Second, the approver was not entitled to refer to external sources of information in making his decision to approve the plans.  This contention relates primarily to the fact that the approver had authorized plans on the same property two years earlier.  Mr Turnbull-Jackson is aggrieved that information obtained during that process was considered in the application of the new building plans.  The Municipality argues that it is inevitable that an administrative decision-maker will take into account a variety of information in making a decision, and this information is not limited to the documents submitted.  In any event, the law requires administrators to take in account all information that is material to a decision.

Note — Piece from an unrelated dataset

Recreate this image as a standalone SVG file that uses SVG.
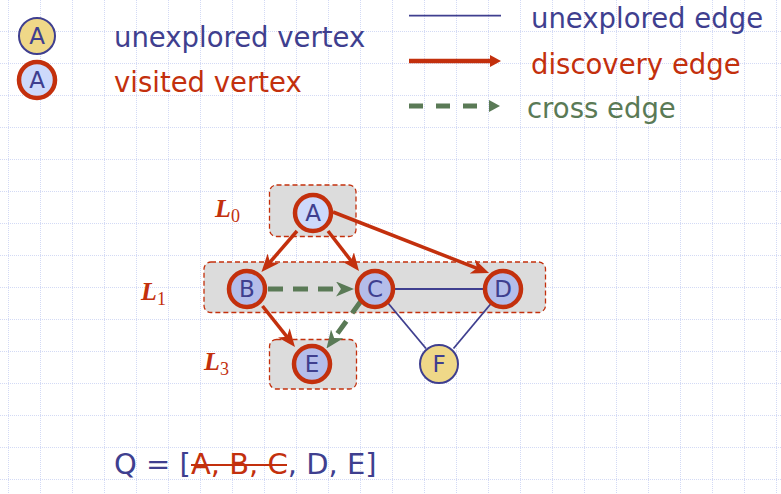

Third, the law is not clear, due to conflicting SCA and Constitutional Court decisions, on who must prove a disqualifying factor in terms of section 7(1)(b)(ii) of the Building Standards Act.  A disqualifying factor is a characteristic that automatically prevents the approval of the building plans.  The High Court in this matter found that it is the objector who must prove the disqualifying feature.  Mr Turnbull-Jackson submits that if this is the case, then he should have been entitled to make representations during the decision making process.  The Municipality acknowledges a potential conflict in legal opinion on this issue, but argue that it makes no difference in this case as the more preferential standard to Mr Turnbull-Jackson, namely that the Municipality must be positively satisfied, was met in this case.

Fourth, the Building Control Officer’s (BCO) recommendation, which serves as the approver’s ‘primary source of information’, were in this matter faulty as it contained incorrect and contradictory information.  The Municipality argues that the recommendation in this case complies with the law and that it furthermore reveals that all relevant information was considered by the BCO.

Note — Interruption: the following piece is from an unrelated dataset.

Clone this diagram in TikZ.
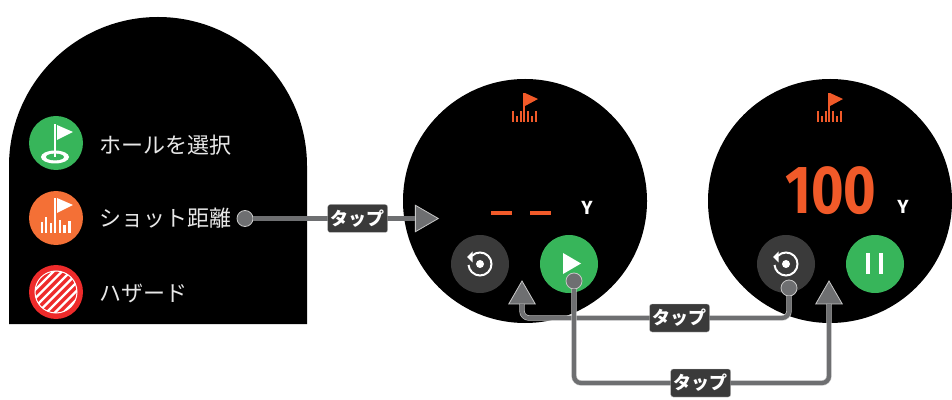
\documentclass[tikz,border=0pt]{standalone}
\usepackage{fontspec}
\setmainfont{Noto Sans CJK JP}
\newfontfamily\unitfont[BoldFont={Fira Sans Bold}]{Fira Sans}
\newfontfamily\distfont[BoldFont={Fira Sans Bold},BoldFeatures={FakeStretch=.82}]{Fira Sans}
\usetikzlibrary{shapes.geometric}
\definecolor{linegray}{HTML}{6E6F71}
\definecolor{edgegray}{HTML}{C8C8C8}
\definecolor{keygray}{HTML}{3A3A3A}
\definecolor{golfgreen}{HTML}{37B55A}
\definecolor{shotorange}{HTML}{F47036}
\definecolor{hazardred}{HTML}{EE2B2B}
\definecolor{distorange}{HTML}{F15A29}
\definecolor{menutext}{HTML}{E8E8E8}
\tikzset{
    watch/.style={circle,fill=black,minimum size=244pt,inner sep=0pt,outer sep=0pt},
    icon/.style={circle,minimum size=54pt,inner sep=0pt,outer sep=0pt},
    button/.style={circle,minimum size=58pt,inner sep=0pt,outer sep=0pt},
    menu/.style={anchor=west,inner sep=0pt,text=menutext,font=\fontsize{22}{24}\selectfont},
    unit/.style={text=white,inner sep=0pt,font=\unitfont\bfseries\fontsize{19}{20}\selectfont},
    grip/.style={circle,fill=linegray,draw=edgegray,line width=.8pt,minimum size=16pt,inner sep=0pt,outer sep=0pt},
    pointer/.style={regular polygon,regular polygon sides=3,fill=linegray,draw=edgegray,line width=.8pt,minimum size=30.6pt,inner sep=0pt,outer sep=0pt},
    link/.style={draw=edgegray,line width=.6pt,double=linegray,double distance=4.2pt,rounded corners=7pt},
    tapbox/.style={fill=keygray,draw=edgegray,line width=.3pt,rounded corners=2.5pt,minimum width=60pt,minimum height=28pt,inner sep=0pt,text=white,font=\bfseries\fontsize{18}{20}\selectfont}
}
\begin{document}
\begin{tikzpicture}[x=1pt,y=1pt]
    \useasboundingbox (0,0) rectangle (952,399);
    % menu panel
    \fill[black] (9,75) -- (9,233) arc (180:0:149) -- (307,75) -- cycle;
    \node[icon,fill=golfgreen] (holeicon) at (56,256) {};
    \node[icon,fill=shotorange] (shoticon) at (56,181) {};
    \node[icon,fill=hazardred] (hazardicon) at (56,107) {};
    \node[menu] (holetext) at (99.5,254) {ホールを選択};
    \node[menu] (shottext) at (99.5,181) {ショット距離};
    \node[menu] (hazardtext) at (99.5,106) {ハザード};
    % hole icon
    \fill[white] (55,242) ellipse (14 and 6.5);
    \fill[golfgreen] (55,242) ellipse (9 and 3.4);
    \fill[white] (53.8,242) rectangle (56.4,275);
    \fill[white] (57,274) -- (73,267) -- (57,259) -- cycle;
    % shot icon
    \fill[white] (53.8,166) rectangle (56.4,201);
    \fill[white] (57,201) -- (73,194) -- (57,186) -- cycle;
    \foreach \bx/\bt in {41.7/177,46/182,50.7/176,60/179,64.3/174,69.3/178}
        \fill[white] (\bx-1.2,166) rectangle (\bx+1.2,\bt);
    % hazard icon
    \begin{scope}
        \clip (56,107) circle (21);
        \fill[hazardred] (30,80) rectangle (82,134);
        \foreach \sx in {-40,-31.5,...,40}
            \draw[white,line width=2.4pt] (56+\sx-30,107-30) -- (56+\sx+30,107+30);
    \end{scope}
    \draw[white,line width=1pt] (56,107) circle (21);
    % watch faces
    \node[watch] (faceA) at (525,198) {};
    \node[watch] (faceB) at (830,198) {};
    \foreach \fx in {525,830} {
        \fill[distorange] (\fx-2,277) rectangle (\fx,306);
        \fill[distorange] (\fx,306) -- (\fx+13,300) -- (\fx,293) -- cycle;
        \foreach \bx/\bt in {-12/288,-8/283,-4/288,3/288,7/283,11/288}
            \fill[distorange] (\fx+\bx-1,277) rectangle (\fx+\bx+1,\bt);
    }
    \fill[distorange] (491,183.8) rectangle (512,188.2);
    \fill[distorange] (530,183.8) rectangle (551,188.2);
    \node[unit] (unitA) at (587,191) {Y};
    \node[inner sep=0pt,text=distorange,font=\distfont\bfseries\fontsize{68}{70}\selectfont] (dist) at (831,208.5) {100};
    \node[unit] (unitB) at (903,192) {Y};
    % buttons
    \foreach \rx/\rname in {480/resetA,786/resetB} {
        \node[button,fill=keygray] (\rname) at (\rx,135) {};
        \draw[white,line width=2pt] (\rx,135)++(135:11.5) arc (135:-175:11.5);
        \fill[white] (\rx-13,142) -- (\rx-7.5,147.5) -- (\rx-7.5,136.5) -- cycle;
        \fill[white] (\rx,135) circle (4);
    }
    \node[button,fill=golfgreen] (play) at (569,135) {};
    \fill[white] (563,146) -- (581,135.5) -- (563,125) -- cycle;
    \node[button,fill=golfgreen] (pause) at (875,135) {};
    \fill[white] (866.2,125) rectangle (869.8,146);
    \fill[white] (879.2,125) rectangle (882.8,146);
    % pointers
    \node[grip] (gripA) at (245,180.5) {};
    \node[grip] (gripB) at (574,118) {};
    \node[grip] (gripC) at (789,111) {};
    \node[pointer,shape border rotate=-90] (pointA) at (423,180.5) {};
    \node[pointer] (pointB) at (522,102.7) {};
    \node[pointer] (pointC) at (829,102.7) {};
    \coordinate (bendB1) at (789,81);
    \coordinate (bendB2) at (522,81);
    \coordinate (bendC1) at (574,16);
    \coordinate (bendC2) at (829,16);
    \draw[link] (gripC) -- (bendB1) -- node[tapbox,pos=.41] (tapB) {タップ} (bendB2) -- (pointB.south);
    \draw[link] (gripB) -- (bendC1) -- node[tapbox,pos=.497] (tapC) {タップ} (bendC2) -- (pointC.south);
    \draw[link] (gripA) -- node[tapbox,pos=.645] (tapA) {タップ} (pointA);
\end{tikzpicture}
\end{document}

Last, the approver’s decision to accept the plans usurped the power of the High Court.  Mr Turnbull-Jackson and the property developer entered into an agreement in which the developer undertook not to submit plans to the Municipality until the High Court had determined certain issues relating another proposed building.  The Municipality was not part of that agreement, and the Municipality therefore argues that it is not precluded from reviewing building plans submitted.  Moreover, a municipality may not ‘contract out’ of its statutory obligations.

The property developer also contests these allegations on similar grounds.  On the last ground, the property developer submits that this issue had been rendered moot as fresh proceedings were instituted.

It bears mentioning that there are seemingly significant disputes of fact between the parties which could possibly impact the outcome of this case.   The Constitutional Court has therefore ordered the parties to indicate where the factual contestations lie.